Short exercise: Among the entries below, count the lines that contain the word "this". Write down only the total.
#### Records for the exercise
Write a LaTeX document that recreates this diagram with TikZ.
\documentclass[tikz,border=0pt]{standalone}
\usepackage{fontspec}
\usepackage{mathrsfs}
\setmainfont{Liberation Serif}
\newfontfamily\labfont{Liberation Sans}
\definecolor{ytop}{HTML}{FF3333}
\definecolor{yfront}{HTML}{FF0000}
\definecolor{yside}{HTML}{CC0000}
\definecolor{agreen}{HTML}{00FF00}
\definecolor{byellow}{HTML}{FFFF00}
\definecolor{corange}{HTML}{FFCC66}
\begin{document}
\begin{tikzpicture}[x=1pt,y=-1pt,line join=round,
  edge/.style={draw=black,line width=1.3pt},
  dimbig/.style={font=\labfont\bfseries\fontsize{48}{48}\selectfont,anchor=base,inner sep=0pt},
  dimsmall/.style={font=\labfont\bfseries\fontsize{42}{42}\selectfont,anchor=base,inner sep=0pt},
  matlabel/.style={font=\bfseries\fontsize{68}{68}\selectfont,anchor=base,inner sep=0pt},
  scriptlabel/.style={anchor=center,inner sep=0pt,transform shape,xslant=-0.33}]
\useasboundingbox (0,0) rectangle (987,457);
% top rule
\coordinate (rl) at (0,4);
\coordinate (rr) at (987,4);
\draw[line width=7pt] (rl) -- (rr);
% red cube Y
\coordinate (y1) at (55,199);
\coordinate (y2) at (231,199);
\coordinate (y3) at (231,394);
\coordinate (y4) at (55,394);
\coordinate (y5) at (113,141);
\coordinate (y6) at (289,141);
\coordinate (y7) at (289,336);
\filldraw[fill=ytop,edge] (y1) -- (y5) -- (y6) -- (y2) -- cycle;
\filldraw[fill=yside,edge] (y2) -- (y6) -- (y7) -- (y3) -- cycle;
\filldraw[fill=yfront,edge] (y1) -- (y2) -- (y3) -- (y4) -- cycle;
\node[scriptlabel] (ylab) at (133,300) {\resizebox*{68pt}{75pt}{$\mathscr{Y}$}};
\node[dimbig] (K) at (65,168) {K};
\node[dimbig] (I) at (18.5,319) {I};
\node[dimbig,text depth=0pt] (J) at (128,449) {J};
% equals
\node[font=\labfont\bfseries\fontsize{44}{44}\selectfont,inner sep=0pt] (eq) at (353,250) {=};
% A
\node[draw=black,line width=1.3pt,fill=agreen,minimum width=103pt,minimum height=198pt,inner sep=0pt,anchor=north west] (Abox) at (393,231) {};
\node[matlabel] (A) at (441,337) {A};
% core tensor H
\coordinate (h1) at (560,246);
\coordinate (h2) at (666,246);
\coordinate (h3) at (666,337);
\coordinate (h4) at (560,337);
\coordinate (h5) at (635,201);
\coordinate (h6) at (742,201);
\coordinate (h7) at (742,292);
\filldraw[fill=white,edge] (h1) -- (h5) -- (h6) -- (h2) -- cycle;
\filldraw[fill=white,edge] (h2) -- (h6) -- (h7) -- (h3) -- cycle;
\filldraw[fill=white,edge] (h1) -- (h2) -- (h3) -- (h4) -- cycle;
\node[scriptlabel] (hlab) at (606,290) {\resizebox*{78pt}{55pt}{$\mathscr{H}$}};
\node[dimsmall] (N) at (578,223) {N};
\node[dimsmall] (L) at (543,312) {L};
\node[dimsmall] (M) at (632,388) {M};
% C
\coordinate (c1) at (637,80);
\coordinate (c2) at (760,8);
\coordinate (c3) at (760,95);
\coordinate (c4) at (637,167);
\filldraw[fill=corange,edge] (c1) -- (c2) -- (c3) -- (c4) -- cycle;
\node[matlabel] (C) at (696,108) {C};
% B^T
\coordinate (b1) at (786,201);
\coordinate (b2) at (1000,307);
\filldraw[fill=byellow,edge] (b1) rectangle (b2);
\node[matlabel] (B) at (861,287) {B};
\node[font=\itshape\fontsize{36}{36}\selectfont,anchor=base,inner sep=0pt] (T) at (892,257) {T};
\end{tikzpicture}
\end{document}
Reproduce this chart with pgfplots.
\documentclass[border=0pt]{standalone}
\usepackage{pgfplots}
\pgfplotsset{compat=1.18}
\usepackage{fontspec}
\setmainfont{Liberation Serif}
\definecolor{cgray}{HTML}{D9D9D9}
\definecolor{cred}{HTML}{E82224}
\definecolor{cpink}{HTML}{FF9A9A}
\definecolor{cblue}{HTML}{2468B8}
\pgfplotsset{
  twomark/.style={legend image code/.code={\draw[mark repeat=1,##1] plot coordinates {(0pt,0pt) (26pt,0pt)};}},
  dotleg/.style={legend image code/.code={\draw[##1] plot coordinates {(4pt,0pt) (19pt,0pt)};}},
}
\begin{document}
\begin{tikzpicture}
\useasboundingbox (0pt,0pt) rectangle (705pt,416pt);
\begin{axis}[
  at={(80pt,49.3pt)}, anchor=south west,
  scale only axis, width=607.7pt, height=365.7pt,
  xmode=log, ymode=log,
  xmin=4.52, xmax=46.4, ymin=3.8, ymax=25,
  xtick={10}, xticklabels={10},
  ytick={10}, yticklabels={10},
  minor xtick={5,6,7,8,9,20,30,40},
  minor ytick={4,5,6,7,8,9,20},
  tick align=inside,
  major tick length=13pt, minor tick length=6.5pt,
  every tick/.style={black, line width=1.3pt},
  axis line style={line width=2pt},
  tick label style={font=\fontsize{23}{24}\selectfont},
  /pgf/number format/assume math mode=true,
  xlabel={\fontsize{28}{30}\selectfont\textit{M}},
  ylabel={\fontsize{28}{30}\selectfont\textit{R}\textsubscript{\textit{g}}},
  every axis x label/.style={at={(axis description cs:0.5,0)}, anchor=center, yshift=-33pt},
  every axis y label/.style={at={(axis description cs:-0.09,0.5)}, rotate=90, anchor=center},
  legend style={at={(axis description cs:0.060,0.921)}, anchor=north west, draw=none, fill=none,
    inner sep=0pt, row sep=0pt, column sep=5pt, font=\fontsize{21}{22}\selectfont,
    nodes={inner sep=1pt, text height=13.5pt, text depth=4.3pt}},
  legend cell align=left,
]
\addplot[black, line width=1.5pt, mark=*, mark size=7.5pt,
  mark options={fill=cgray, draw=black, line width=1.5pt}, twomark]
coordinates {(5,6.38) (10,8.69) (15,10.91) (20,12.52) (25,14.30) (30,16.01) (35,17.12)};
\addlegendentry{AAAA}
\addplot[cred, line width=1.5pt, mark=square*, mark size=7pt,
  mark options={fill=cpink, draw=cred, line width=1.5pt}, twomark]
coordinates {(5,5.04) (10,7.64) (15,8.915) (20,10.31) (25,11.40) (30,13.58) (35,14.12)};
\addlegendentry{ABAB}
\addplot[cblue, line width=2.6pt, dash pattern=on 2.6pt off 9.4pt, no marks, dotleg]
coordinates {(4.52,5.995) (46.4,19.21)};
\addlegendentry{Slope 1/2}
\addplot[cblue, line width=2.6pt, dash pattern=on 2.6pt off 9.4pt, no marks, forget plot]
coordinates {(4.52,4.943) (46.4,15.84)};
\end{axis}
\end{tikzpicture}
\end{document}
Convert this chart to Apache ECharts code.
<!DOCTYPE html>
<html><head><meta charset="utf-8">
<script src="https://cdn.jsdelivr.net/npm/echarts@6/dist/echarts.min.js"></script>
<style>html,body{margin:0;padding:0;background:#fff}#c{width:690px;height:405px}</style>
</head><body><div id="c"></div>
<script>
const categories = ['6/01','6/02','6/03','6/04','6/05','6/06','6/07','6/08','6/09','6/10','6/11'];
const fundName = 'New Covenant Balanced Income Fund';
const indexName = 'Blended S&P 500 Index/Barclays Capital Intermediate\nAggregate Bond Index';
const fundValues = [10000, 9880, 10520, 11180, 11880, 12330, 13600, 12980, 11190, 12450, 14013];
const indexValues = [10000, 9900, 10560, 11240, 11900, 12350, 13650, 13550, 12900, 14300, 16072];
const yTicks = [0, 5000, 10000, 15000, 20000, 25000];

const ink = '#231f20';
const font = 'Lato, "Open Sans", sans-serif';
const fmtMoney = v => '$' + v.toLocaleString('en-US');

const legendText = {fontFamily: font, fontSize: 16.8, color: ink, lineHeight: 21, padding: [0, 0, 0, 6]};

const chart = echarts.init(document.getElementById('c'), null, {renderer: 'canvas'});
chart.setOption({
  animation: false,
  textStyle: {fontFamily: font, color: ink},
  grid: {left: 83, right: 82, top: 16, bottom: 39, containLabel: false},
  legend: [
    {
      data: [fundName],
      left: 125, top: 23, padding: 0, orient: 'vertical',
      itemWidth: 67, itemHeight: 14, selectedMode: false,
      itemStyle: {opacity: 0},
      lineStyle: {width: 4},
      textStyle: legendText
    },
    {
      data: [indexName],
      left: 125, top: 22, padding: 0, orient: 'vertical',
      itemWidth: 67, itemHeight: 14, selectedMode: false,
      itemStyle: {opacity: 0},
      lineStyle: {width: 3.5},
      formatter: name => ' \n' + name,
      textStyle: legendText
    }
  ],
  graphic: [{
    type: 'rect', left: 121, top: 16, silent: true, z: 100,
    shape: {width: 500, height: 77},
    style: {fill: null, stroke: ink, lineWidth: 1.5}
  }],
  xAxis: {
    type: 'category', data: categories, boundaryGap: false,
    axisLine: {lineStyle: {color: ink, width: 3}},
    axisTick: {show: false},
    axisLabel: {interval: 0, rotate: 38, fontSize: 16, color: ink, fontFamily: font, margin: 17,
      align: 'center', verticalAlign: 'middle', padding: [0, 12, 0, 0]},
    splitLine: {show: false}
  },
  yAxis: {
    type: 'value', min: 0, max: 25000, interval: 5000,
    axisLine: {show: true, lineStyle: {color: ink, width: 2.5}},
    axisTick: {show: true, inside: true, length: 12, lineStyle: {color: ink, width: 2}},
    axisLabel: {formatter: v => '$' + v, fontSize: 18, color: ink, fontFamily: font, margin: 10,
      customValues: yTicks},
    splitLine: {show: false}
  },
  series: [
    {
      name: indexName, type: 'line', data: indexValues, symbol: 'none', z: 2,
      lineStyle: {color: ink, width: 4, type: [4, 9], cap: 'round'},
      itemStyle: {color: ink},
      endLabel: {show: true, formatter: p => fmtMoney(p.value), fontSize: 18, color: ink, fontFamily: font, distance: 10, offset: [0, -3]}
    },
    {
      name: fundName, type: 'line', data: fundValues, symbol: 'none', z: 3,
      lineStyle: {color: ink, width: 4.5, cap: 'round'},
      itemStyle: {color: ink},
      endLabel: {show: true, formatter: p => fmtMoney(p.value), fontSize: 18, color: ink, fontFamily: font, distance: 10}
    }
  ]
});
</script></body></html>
########
Exercise solution: 3